MATERIAL:
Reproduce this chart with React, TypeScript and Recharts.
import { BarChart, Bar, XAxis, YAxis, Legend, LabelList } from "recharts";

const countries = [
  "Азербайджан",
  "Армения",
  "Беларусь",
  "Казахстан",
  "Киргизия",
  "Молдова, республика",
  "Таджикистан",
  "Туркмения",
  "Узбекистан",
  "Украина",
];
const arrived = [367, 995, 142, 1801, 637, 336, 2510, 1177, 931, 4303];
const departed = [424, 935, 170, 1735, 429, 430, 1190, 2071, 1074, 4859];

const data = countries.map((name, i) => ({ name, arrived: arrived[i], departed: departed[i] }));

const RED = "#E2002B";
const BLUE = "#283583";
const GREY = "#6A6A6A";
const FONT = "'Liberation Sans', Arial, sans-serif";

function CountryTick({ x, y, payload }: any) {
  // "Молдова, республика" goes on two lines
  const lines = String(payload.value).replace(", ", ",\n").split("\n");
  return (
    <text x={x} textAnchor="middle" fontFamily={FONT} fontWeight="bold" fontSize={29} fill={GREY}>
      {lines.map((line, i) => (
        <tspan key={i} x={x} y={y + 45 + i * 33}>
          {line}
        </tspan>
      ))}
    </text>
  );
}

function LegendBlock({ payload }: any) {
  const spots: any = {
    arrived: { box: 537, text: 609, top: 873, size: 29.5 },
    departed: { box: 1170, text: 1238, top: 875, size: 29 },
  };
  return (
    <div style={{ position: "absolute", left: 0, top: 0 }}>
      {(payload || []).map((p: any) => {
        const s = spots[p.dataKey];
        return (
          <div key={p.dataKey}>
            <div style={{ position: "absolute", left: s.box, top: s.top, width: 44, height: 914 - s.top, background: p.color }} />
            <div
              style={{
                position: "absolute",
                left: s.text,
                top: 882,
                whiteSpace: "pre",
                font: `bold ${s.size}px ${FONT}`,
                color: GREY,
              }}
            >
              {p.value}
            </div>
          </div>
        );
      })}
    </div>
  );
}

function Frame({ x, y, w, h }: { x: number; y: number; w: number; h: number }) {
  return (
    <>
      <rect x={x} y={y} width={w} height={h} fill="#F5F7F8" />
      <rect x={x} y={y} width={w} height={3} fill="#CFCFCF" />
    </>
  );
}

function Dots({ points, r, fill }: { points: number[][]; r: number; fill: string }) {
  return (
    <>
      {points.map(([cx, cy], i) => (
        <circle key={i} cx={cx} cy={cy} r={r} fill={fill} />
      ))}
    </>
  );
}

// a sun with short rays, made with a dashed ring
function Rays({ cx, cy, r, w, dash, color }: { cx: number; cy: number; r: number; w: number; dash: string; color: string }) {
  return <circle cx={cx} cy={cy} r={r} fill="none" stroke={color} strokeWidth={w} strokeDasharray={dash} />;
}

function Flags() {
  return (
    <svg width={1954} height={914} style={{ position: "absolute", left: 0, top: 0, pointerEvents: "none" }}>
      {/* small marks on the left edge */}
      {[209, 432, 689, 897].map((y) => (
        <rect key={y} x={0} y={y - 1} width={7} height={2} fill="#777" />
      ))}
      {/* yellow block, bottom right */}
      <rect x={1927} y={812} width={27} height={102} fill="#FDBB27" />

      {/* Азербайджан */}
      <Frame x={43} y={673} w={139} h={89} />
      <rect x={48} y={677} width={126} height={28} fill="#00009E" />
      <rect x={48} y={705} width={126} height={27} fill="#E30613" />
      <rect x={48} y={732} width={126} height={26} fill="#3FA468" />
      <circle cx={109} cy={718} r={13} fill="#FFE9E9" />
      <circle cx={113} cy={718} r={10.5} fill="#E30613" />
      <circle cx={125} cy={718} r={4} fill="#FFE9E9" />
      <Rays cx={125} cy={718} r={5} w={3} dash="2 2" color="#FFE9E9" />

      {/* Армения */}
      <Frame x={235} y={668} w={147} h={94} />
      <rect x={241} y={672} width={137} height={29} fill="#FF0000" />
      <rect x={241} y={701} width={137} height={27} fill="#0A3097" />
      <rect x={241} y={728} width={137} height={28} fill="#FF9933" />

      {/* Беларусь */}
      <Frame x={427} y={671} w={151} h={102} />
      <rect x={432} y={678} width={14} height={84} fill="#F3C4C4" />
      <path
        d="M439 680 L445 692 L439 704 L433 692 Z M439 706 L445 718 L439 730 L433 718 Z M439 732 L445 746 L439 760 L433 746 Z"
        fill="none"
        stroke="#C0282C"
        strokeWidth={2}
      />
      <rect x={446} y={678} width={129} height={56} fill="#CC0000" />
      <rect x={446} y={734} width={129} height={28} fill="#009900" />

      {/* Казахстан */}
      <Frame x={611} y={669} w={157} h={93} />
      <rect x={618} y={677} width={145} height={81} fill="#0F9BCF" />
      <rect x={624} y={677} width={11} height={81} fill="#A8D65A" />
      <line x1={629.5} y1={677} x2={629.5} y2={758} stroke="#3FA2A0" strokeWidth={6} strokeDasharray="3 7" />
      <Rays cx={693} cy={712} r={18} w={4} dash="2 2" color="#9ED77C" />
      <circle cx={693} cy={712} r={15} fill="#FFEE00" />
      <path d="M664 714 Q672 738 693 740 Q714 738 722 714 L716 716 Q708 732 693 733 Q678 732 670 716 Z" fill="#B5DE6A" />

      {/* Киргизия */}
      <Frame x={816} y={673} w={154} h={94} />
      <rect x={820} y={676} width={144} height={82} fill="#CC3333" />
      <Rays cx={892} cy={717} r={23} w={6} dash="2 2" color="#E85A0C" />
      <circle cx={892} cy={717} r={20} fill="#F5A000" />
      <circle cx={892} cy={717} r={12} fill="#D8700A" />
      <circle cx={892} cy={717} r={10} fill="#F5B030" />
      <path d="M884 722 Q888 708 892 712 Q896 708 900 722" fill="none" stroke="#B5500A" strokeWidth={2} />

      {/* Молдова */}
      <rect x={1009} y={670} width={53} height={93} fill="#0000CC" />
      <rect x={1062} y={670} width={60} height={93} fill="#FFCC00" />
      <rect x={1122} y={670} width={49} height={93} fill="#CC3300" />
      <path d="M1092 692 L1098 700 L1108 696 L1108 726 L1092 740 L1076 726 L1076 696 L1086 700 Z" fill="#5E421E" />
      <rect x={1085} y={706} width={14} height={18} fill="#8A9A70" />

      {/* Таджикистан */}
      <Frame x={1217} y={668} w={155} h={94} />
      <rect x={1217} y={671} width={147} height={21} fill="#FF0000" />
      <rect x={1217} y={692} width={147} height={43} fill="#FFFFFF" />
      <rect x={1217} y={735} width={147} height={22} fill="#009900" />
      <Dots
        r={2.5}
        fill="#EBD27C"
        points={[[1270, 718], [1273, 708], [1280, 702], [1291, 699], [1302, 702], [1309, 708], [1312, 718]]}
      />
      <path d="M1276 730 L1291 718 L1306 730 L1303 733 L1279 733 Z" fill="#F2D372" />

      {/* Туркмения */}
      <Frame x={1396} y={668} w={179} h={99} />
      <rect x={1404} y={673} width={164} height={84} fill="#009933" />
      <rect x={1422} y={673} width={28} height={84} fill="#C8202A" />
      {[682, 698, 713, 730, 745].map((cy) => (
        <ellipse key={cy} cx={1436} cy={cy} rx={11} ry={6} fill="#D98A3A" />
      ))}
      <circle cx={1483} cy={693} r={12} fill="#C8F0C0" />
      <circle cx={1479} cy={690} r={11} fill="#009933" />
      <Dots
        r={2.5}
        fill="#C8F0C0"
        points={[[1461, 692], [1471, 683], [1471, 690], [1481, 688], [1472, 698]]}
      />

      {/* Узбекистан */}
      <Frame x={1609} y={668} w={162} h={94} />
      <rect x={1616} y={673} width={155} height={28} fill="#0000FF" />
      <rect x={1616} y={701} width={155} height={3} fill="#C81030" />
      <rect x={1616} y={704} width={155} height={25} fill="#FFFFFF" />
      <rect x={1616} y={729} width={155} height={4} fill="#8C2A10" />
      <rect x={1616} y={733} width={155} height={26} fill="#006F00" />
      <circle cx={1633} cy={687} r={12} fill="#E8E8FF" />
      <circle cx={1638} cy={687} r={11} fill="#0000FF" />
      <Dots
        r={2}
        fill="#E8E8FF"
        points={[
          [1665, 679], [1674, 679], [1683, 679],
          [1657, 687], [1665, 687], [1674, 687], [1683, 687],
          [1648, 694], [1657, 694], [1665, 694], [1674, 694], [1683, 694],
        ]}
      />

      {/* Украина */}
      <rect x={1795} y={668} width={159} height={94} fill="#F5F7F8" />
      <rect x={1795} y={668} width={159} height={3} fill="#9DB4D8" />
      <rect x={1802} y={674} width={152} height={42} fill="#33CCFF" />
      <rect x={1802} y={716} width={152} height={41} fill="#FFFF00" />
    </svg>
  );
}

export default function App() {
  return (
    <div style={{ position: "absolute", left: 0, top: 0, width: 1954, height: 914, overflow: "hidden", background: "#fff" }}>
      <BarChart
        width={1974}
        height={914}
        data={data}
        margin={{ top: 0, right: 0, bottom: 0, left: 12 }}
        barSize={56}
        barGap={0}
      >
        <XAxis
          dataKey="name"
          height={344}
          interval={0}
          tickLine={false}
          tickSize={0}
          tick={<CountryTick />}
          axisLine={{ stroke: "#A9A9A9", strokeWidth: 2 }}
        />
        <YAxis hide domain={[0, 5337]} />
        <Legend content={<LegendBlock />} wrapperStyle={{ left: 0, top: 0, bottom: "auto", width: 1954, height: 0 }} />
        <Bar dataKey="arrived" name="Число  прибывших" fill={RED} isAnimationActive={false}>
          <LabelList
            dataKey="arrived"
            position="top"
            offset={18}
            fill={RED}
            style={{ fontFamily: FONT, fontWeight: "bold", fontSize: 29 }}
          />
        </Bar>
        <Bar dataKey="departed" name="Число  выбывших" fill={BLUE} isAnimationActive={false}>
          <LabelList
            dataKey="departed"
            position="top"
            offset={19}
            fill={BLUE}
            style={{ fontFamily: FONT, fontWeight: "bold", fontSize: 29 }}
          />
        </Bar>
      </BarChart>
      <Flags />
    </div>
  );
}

TASK TO CARRY OUT:
Set down, exactly as written, each line of the data from its opening line through the one containing "YAxis, Legend, LabelList". Output nothing more.

SOLUTION FOR THIS PROBLEM:
Reproduce this chart with React, TypeScript and Recharts.
import { BarChart, Bar, XAxis, YAxis, Legend, LabelList } from "recharts";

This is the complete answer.